Green Valley Fire District Green Valley Fire District

Compassion • Competence • Character

Outta here! Winter visitors preparing to flee the heat

Leaving town for the summer soon? A few simple steps can make your away-from-home time a lot less worrisome for you and your neighbors.

Local health and safety officials offer many tips to reduce the risk of break-ins, fire, flood damage and disease.

Lower fire risk

Even if you’re leaving in the next couple of weeks, you can still schedule a visit by Green Valley Fire Corps volunteers to replace smoke alarms and alarm batteries. They’ll also add you to a reminder list to let you know when the next replacement is due. For details or to make an appointment, go to http://gvfire.org/smoke-alarms, or call 520-393-7505.

The Green Valley Fire District recommends arranging with a nearby friend or neighbor to check your home while you’re gone for anything abnormal, and providing emergency contacts in case of flooding from irrigation, storms or plumbing systems, or other incidents.

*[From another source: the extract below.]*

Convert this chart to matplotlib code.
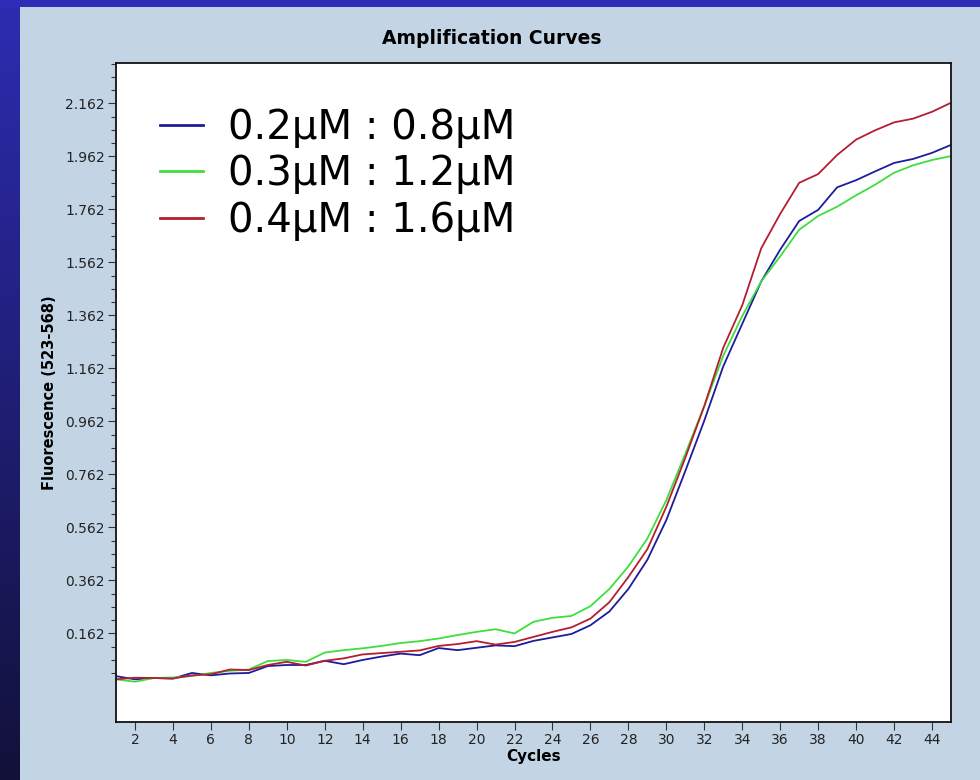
"""
Amplification curves for three primer ratios
"""

import numpy as np
import matplotlib
matplotlib.use("Agg")
from matplotlib import pyplot as plt
from matplotlib.ticker import FixedLocator

cycles = list(range(1, 46))

labels = ["0.2μM : 0.8μM", "0.3μM : 1.2μM", "0.4μM : 1.6μM"]
colors = ["#1c1c9c", "#3ede3e", "#b41e30"]

# fluorescence readings per cycle
blue = [0.001, -0.011, -0.006, -0.008, 0.013, 0.004, 0.011, 0.013, 0.039, 0.043,
        0.043, 0.059, 0.046, 0.062, 0.075, 0.086, 0.080, 0.107, 0.099, 0.108,
        0.117, 0.114, 0.134, 0.147, 0.160, 0.193, 0.245, 0.330, 0.440, 0.590,
        0.775, 0.965, 1.170, 1.330, 1.490, 1.610, 1.718, 1.760, 1.845, 1.872,
        1.905, 1.937, 1.952, 1.975, 2.005]
green = [-0.011, -0.020, -0.006, -0.004, 0.001, 0.013, 0.021, 0.026, 0.058, 0.062,
         0.055, 0.090, 0.099, 0.106, 0.115, 0.126, 0.133, 0.143, 0.156, 0.168,
         0.178, 0.162, 0.206, 0.221, 0.228, 0.265, 0.330, 0.415, 0.520, 0.665,
         0.840, 1.020, 1.210, 1.360, 1.490, 1.585, 1.685, 1.737, 1.772, 1.815,
         1.855, 1.900, 1.928, 1.948, 1.963]
red = [-0.011, -0.005, -0.006, -0.008, 0.004, 0.008, 0.026, 0.024, 0.043, 0.055,
       0.041, 0.059, 0.068, 0.083, 0.088, 0.093, 0.098, 0.115, 0.122, 0.133,
       0.120, 0.130, 0.149, 0.168, 0.185, 0.218, 0.280, 0.375, 0.480, 0.640,
       0.825, 1.020, 1.240, 1.400, 1.615, 1.745, 1.862, 1.895, 1.967, 2.025,
       2.060, 2.090, 2.104, 2.130, 2.164]

y_major = [0.162, 0.362, 0.562, 0.762, 0.962, 1.162, 1.362, 1.562, 1.762, 1.962, 2.162]
x_major = list(range(2, 45, 2))

PANEL = "#c3d5e5"
W, H = 980, 780


def main():
    fig = plt.figure(figsize=(W / 100, H / 100), dpi=100, facecolor=PANEL)

    # blue slide border: top strip and left gradient strip
    top = fig.add_axes([0, 1 - 7 / H, 1, 7 / H])
    top.set_axis_off()
    top.add_patch(plt.Rectangle((0, 0), 1, 1, color="#2f2db6", transform=top.transAxes))

    left = fig.add_axes([0, 0, 20 / W, 1 - 7 / H])
    grad = np.linspace(0, 1, 256).reshape(-1, 1)
    c0 = np.array([0x2d, 0x2c, 0xb0]) / 255
    c1 = np.array([0x12, 0x11, 0x3a]) / 255
    img = c0[None, None, :] * (1 - grad[:, :, None]) + c1[None, None, :] * grad[:, :, None]
    left.imshow(img, aspect="auto", extent=[0, 1, 0, 1])
    left.set_axis_off()

    ax = fig.add_axes([116 / W, 58 / H, 835 / W, 659 / H])
    ax.set_facecolor("white")

    for ys, col, lab in zip([blue, green, red], colors, labels):
        ax.plot(cycles, ys, color=col, lw=1.3, label=lab)

    ax.set_xlim(1, 45)
    ax.set_ylim(-0.172, 2.314)

    ax.xaxis.set_major_locator(FixedLocator(x_major))
    ax.yaxis.set_major_locator(FixedLocator(y_major))
    minors = [v for v in np.arange(0.012, 2.32, 0.05) if min(abs(v - m) for m in y_major) > 0.01]
    ax.yaxis.set_minor_locator(FixedLocator(minors))
    ax.set_yticklabels([f"{v:.3f}" for v in y_major])

    ax.tick_params(axis="both", which="major", direction="out", length=6, width=0.8,
                   color="#333333", labelsize=10, labelcolor="#222222", pad=2)
    ax.tick_params(axis="y", which="minor", direction="out", length=3.5, width=0.8, color="#333333")
    for s in ax.spines.values():
        s.set_linewidth(1.3)
        s.set_color("#111111")

    ax.set_xlabel("Cycles", fontsize=11, fontweight="bold", labelpad=1)
    ax.set_ylabel("Fluorescence (523-568)", fontsize=10.5, fontweight="bold", labelpad=6)

    fig.text(492 / W, 1 - 38 / H, "Amplification Curves", ha="center", va="center",
             fontsize=13.5, fontweight="bold")

    leg = ax.legend(loc="upper left", bbox_to_anchor=(44 / 835, 1 - 45 / 659), frameon=False,
                    fontsize=29, handlelength=1.07, handletextpad=0.62, labelspacing=0.16,
                    borderaxespad=0, borderpad=0)
    for h in leg.get_lines():
        h.set_linewidth(2)

    fig.savefig("out.png", dpi=100, facecolor=PANEL)


if __name__ == "__main__":
    main()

GVFD outreach coordinator L.T. Pratt also suggests turning off pilot lights for gas water heaters, furnaces, stoves and other appliances. If you need help relighting the pilot, the district can assist you.

Unplug all kitchen appliances, prop the refrigerator open, and leave indoor thermostats set at 78 to 85 degrees.

Leaving vehicles and golf carts behind? Unplug trickle chargers and disconnect them from the batteries.

“Not that we can pinpoint fires to these but we’ve been suspect of them in several situations,” Pratt said, adding that for this type of fire, “you’re probably talking a total loss.”

And don’t forget to remove other potential fire sources — clutter from patio windows through which the sun can ignite flammables, and store flammable materials in proper containers. Makeshift ones can disintegrate in intense garage heat, spill and flow near electrical wiring, which also can ignite a fire.

Store gasoline, patio cushions, wood piles and any other flammables so they’re not against the house in case of grass fires, from which embers can blow anywhere, Pratt suggests.

Unless someone is checking on your home regularly, turn off the water system and have more frequent checks based on the home’s age and remoteness from other homes.

New to the area and don’t have a keyholder? Ask your HOA board who the permanent residents are and see if they’ll help keep watch for evidence of leaky pipes, break-ins or anything out of the ordinary.

Thwart burglars

Always keep doors and windows locked, use deadbolts on exterior doors and wooden dowels or security bars on all windows and sliders, suggests Green Valley Sheriff’s Auxiliary Volunteers. And don’t forget to lock the garage, gates and take vehicle keys with you.

Avoid the “unoccupied” look by closing all blinds and drapes, using electric timers on interior lights, and arrange for yard care so weeds don’t accumulate. Keep a written/pictorial record of your possessions, have your mail held or forwarded, and don’t advertise you’re away on your answering machine, Facebook or automatic e-mail response.

SAV provides free home security checks in Green Valley every seven to 10 days. To arrange one, call 351-6744 or visit the SAV Building at 601 N. La Cañada Drive weekdays between 8 a.m. and 4 p.m. View SAV’s complete vacation checklist online at www.gvnews.com

Keep your guard up

Reduce catching nasty diseases carried by mosquitoes, such as the Zika virus, dengue and yellow fever through prevention, according to the Pima County Health Department.

Keep your property free of standing water by upending all buckets, empty planters, pet bowls and any other items or areas that can collect rainwater — birdbaths, even depressions in tarp-covered wood piles and trampolines. Store boats and canoes upside-down, move old tires indoors, check stagnant fountains, unused swimming pools, hot tubs, empty beverage cans, and livestock troughs.

Unclog rain gutters, fill holes or depressions in trees, change pet water daily and wipe out dishes to remove eggs.

Fix drainage problems in private roadways, green pools and other areas, and report any along public routes to Pima County at 520-243-7999, or fill out the form at www.pima.gov/mosquitoes

If you’re spending the summer here, keep door and window screens closed and in good repair. Outdoors, wear loose-fitting, light-colored clothing, long sleeves and pants.

Use insect repellent, especially while visiting disease-affected areas, and avoid mosquito bites for at least a week after you return, even if you show no signs of illness. Effective bite-repellents include DEET, picaridin or oil of lemon eucalyptus.

And stay alert, health officials advise. There’s more than one mosquito variety out there, some of which are only part of the day, although almost any can be out day or night, including the Aedes aegypti, which can transmit Zika, according to state health officials.